* What you are asked to do *
Drop the pictures, then extract the listing word for word.

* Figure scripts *
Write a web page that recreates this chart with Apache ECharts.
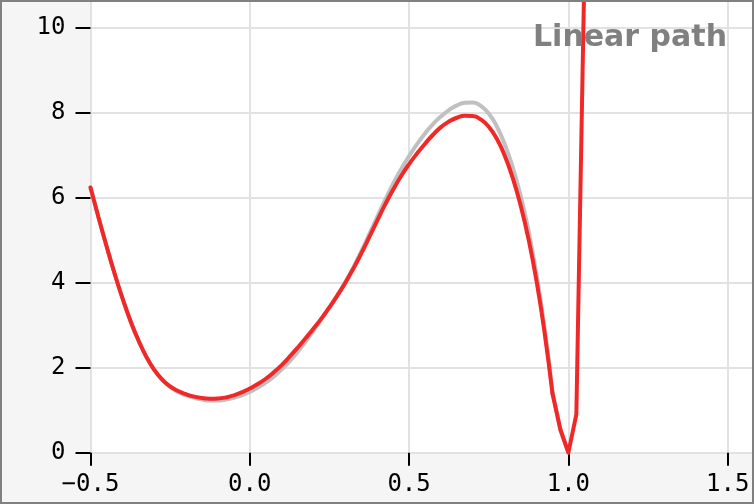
<!DOCTYPE html>
<html>
<head>
<meta charset="utf-8">
<script src="https://cdn.jsdelivr.net/npm/echarts@6/dist/echarts.min.js"></script>
<style>
  html, body { margin: 0; padding: 0; background: #fff; }
  #chart { width: 754px; height: 504px; }
</style>
</head>
<body>
<div id="chart"></div>
<script>
// sample positions (x) of the smooth stretch
const xSmooth = [
  -0.5, -0.475, -0.45, -0.425, -0.4, -0.375, -0.35, -0.325, -0.3, -0.275,
  -0.25, -0.225, -0.2, -0.175, -0.15, -0.125, -0.1, -0.075, -0.05, -0.025,
  0, 0.025, 0.05, 0.075, 0.1, 0.125, 0.15, 0.175, 0.2, 0.225,
  0.25, 0.275, 0.3, 0.325, 0.35, 0.375, 0.4, 0.425, 0.45, 0.475,
  0.5, 0.525, 0.55, 0.575, 0.6, 0.625, 0.65, 0.675, 0.7, 0.725,
  0.75, 0.775, 0.8, 0.825, 0.85, 0.875, 0.9, 0.925, 0.95
];
// sample positions near the dip, joined by straight segments
const xLinear = [0.95, 0.975, 1.0, 1.025, 1.05];

// red: linear path
const linearSmooth = [
  6.24, 5.54, 4.87, 4.23, 3.64, 3.11, 2.65, 2.26, 1.95, 1.72,
  1.56, 1.45, 1.375, 1.32, 1.285, 1.27, 1.275, 1.30, 1.35, 1.42,
  1.51, 1.615, 1.74, 1.89, 2.06, 2.26, 2.47, 2.69, 2.92, 3.16,
  3.42, 3.70, 4.00, 4.33, 4.69, 5.07, 5.46, 5.84, 6.19, 6.51,
  6.79, 7.04, 7.27, 7.48, 7.66, 7.79, 7.88, 7.925, 7.92, 7.84,
  7.67, 7.39, 6.99, 6.47, 5.82, 5.02, 4.04, 2.84, 1.39
];
const linearDip = [1.39, 0.54, 0.0, 0.9, 11.2];

// grey: reference curve
const refCurve = [
  6.24, 5.54, 4.87, 4.23, 3.64, 3.11, 2.65, 2.26, 1.95, 1.72,
  1.55, 1.43, 1.35, 1.29, 1.25, 1.23, 1.23, 1.25, 1.29, 1.35,
  1.43, 1.53, 1.65, 1.79, 1.96, 2.15, 2.37, 2.61, 2.87, 3.14,
  3.42, 3.71, 4.02, 4.36, 4.74, 5.14, 5.55, 5.95, 6.33, 6.67,
  6.98, 7.26, 7.51, 7.73, 7.91, 8.06, 8.17, 8.235, 8.24, 8.16,
  7.98, 7.68, 7.26, 6.72, 6.05, 5.22, 4.20, 2.95, 1.45
];
const refDip = [1.45, 0.54, 0.0];

const xTicks = { min: -0.5, max: 1.5826, interval: 0.5 };
const yTicks = { min: 0, max: 10.65, interval: 2 };

const gridColor = "#e2e2e2";
const redColor = "#f02828";
const tickFont = { fontFamily: "DejaVu Sans Mono", fontSize: 24, color: "#000" };

function fmtX(v) {
  return (v < 0 ? "\u2212" : "") + Math.abs(v).toFixed(1);
}

function pairs(xs, ys) {
  return ys.map((v, i) => [xs[i], v]);
}

function lineSeries(name, data, color, smooth, z) {
  return {
    name: name,
    type: "line",
    xAxisIndex: 0, yAxisIndex: 0,
    data: data,
    showSymbol: false,
    smooth: smooth,
    lineStyle: { color: color, width: 4, cap: "round", join: "round" },
    z: z
  };
}

const chart = echarts.init(document.getElementById("chart"), null, { renderer: "canvas" });

chart.setOption({
  animation: false,
  backgroundColor: "#f5f5f5",
  title: {
    text: "Linear path",
    right: 27,
    top: 23,
    padding: 0,
    textStyle: { fontFamily: "DejaVu Sans", fontWeight: "bold", fontSize: 30, color: "#808080" }
  },
  grid: {
    left: 90.5, right: 0, top: 0, bottom: 51.3,
    show: true, backgroundColor: "#fff", borderWidth: 0
  },
  xAxis: [
    {
      type: "value", ...xTicks, z: 2,
      axisLine: { show: false, onZero: false },
      axisTick: { show: true, length: 13, lineStyle: { color: "#000", width: 2 } },
      axisLabel: { ...tickFont, margin: 20, showMaxLabel: false, formatter: fmtX },
      splitLine: { show: true, lineStyle: { color: gridColor, width: 2 } }
    },
    {
      // grid lines running on through the bottom margin
      type: "value", ...xTicks, z: 1,
      axisLine: { show: false, onZero: false },
      axisTick: { show: true, length: 52, lineStyle: { color: gridColor, width: 2 } },
      axisLabel: { show: false },
      splitLine: { show: false }
    }
  ],
  yAxis: [
    {
      type: "value", ...yTicks, z: 2,
      axisLine: { show: false, onZero: false },
      axisTick: { show: true, length: 15, lineStyle: { color: "#000", width: 2 } },
      axisLabel: { ...tickFont, margin: 25, showMaxLabel: false },
      splitLine: { show: true, lineStyle: { color: gridColor, width: 2 } }
    },
    {
      type: "value", ...yTicks, z: 1,
      axisLine: { show: false, onZero: false },
      axisTick: { show: true, length: 91, lineStyle: { color: gridColor, width: 2 } },
      axisLabel: { show: false },
      splitLine: { show: false }
    }
  ],
  series: [
    lineSeries("reference", pairs(xSmooth, refCurve), "#c0c0c0", 0.5, 3),
    lineSeries("reference dip", pairs(xLinear, refDip), "#c0c0c0", false, 3),
    lineSeries("linear", pairs(xSmooth, linearSmooth), redColor, 0.5, 4),
    lineSeries("linear dip", pairs(xLinear, linearDip), redColor, false, 4)
  ],
  graphic: [
    {
      type: "rect", z: 100, silent: true,
      shape: { x: 1, y: 1, width: 752, height: 502 },
      style: { fill: null, stroke: "#808080", lineWidth: 2 }
    }
  ]
});
</script>
</body>
</html>
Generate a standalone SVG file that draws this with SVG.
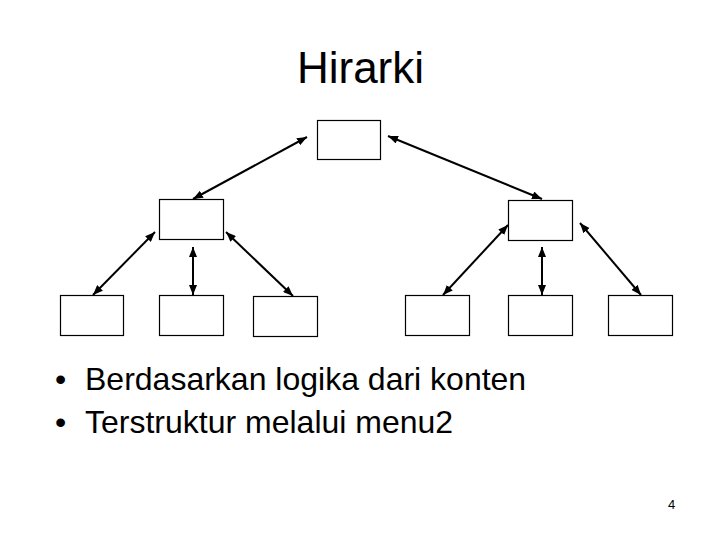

* Result for this exercise *
Write a web page that recreates this chart with Apache ECharts.
<!DOCTYPE html>
<html>
<head>
<meta charset="utf-8">
<script src="https://cdn.jsdelivr.net/npm/echarts@6/dist/echarts.min.js"></script>
<style>
  html, body { margin: 0; padding: 0; background: #fff; }
  #chart { width: 754px; height: 504px; }
</style>
</head>
<body>
<div id="chart"></div>
<script>
// sample positions (x) of the smooth stretch
const xSmooth = [
  -0.5, -0.475, -0.45, -0.425, -0.4, -0.375, -0.35, -0.325, -0.3, -0.275,
  -0.25, -0.225, -0.2, -0.175, -0.15, -0.125, -0.1, -0.075, -0.05, -0.025,
  0, 0.025, 0.05, 0.075, 0.1, 0.125, 0.15, 0.175, 0.2, 0.225,
  0.25, 0.275, 0.3, 0.325, 0.35, 0.375, 0.4, 0.425, 0.45, 0.475,
  0.5, 0.525, 0.55, 0.575, 0.6, 0.625, 0.65, 0.675, 0.7, 0.725,
  0.75, 0.775, 0.8, 0.825, 0.85, 0.875, 0.9, 0.925, 0.95
];
// sample positions near the dip, joined by straight segments
const xLinear = [0.95, 0.975, 1.0, 1.025, 1.05];

// red: linear path
const linearSmooth = [
  6.24, 5.54, 4.87, 4.23, 3.64, 3.11, 2.65, 2.26, 1.95, 1.72,
  1.56, 1.45, 1.375, 1.32, 1.285, 1.27, 1.275, 1.30, 1.35, 1.42,
  1.51, 1.615, 1.74, 1.89, 2.06, 2.26, 2.47, 2.69, 2.92, 3.16,
  3.42, 3.70, 4.00, 4.33, 4.69, 5.07, 5.46, 5.84, 6.19, 6.51,
  6.79, 7.04, 7.27, 7.48, 7.66, 7.79, 7.88, 7.925, 7.92, 7.84,
  7.67, 7.39, 6.99, 6.47, 5.82, 5.02, 4.04, 2.84, 1.39
];
const linearDip = [1.39, 0.54, 0.0, 0.9, 11.2];

// grey: reference curve
const refCurve = [
  6.24, 5.54, 4.87, 4.23, 3.64, 3.11, 2.65, 2.26, 1.95, 1.72,
  1.55, 1.43, 1.35, 1.29, 1.25, 1.23, 1.23, 1.25, 1.29, 1.35,
  1.43, 1.53, 1.65, 1.79, 1.96, 2.15, 2.37, 2.61, 2.87, 3.14,
  3.42, 3.71, 4.02, 4.36, 4.74, 5.14, 5.55, 5.95, 6.33, 6.67,
  6.98, 7.26, 7.51, 7.73, 7.91, 8.06, 8.17, 8.235, 8.24, 8.16,
  7.98, 7.68, 7.26, 6.72, 6.05, 5.22, 4.20, 2.95, 1.45
];
const refDip = [1.45, 0.54, 0.0];

const xTicks = { min: -0.5, max: 1.5826, interval: 0.5 };
const yTicks = { min: 0, max: 10.65, interval: 2 };

const gridColor = "#e2e2e2";
const redColor = "#f02828";
const tickFont = { fontFamily: "DejaVu Sans Mono", fontSize: 24, color: "#000" };

function fmtX(v) {
  return (v < 0 ? "\u2212" : "") + Math.abs(v).toFixed(1);
}

function pairs(xs, ys) {
  return ys.map((v, i) => [xs[i], v]);
}

function lineSeries(name, data, color, smooth, z) {
  return {
    name: name,
    type: "line",
    xAxisIndex: 0, yAxisIndex: 0,
    data: data,
    showSymbol: false,
    smooth: smooth,
    lineStyle: { color: color, width: 4, cap: "round", join: "round" },
    z: z
  };
}

const chart = echarts.init(document.getElementById("chart"), null, { renderer: "canvas" });

chart.setOption({
  animation: false,
  backgroundColor: "#f5f5f5",
  title: {
    text: "Linear path",
    right: 27,
    top: 23,
    padding: 0,
    textStyle: { fontFamily: "DejaVu Sans", fontWeight: "bold", fontSize: 30, color: "#808080" }
  },
  grid: {
    left: 90.5, right: 0, top: 0, bottom: 51.3,
    show: true, backgroundColor: "#fff", borderWidth: 0
  },
  xAxis: [
    {
      type: "value", ...xTicks, z: 2,
      axisLine: { show: false, onZero: false },
      axisTick: { show: true, length: 13, lineStyle: { color: "#000", width: 2 } },
      axisLabel: { ...tickFont, margin: 20, showMaxLabel: false, formatter: fmtX },
      splitLine: { show: true, lineStyle: { color: gridColor, width: 2 } }
    },
    {
      // grid lines running on through the bottom margin
      type: "value", ...xTicks, z: 1,
      axisLine: { show: false, onZero: false },
      axisTick: { show: true, length: 52, lineStyle: { color: gridColor, width: 2 } },
      axisLabel: { show: false },
      splitLine: { show: false }
    }
  ],
  yAxis: [
    {
      type: "value", ...yTicks, z: 2,
      axisLine: { show: false, onZero: false },
      axisTick: { show: true, length: 15, lineStyle: { color: "#000", width: 2 } },
      axisLabel: { ...tickFont, margin: 25, showMaxLabel: false },
      splitLine: { show: true, lineStyle: { color: gridColor, width: 2 } }
    },
    {
      type: "value", ...yTicks, z: 1,
      axisLine: { show: false, onZero: false },
      axisTick: { show: true, length: 91, lineStyle: { color: gridColor, width: 2 } },
      axisLabel: { show: false },
      splitLine: { show: false }
    }
  ],
  series: [
    lineSeries("reference", pairs(xSmooth, refCurve), "#c0c0c0", 0.5, 3),
    lineSeries("reference dip", pairs(xLinear, refDip), "#c0c0c0", false, 3),
    lineSeries("linear", pairs(xSmooth, linearSmooth), redColor, 0.5, 4),
    lineSeries("linear dip", pairs(xLinear, linearDip), redColor, false, 4)
  ],
  graphic: [
    {
      type: "rect", z: 100, silent: true,
      shape: { x: 1, y: 1, width: 752, height: 502 },
      style: { fill: null, stroke: "#808080", lineWidth: 2 }
    }
  ]
});
</script>
</body>
</html>
Generate a standalone SVG file that draws this with SVG.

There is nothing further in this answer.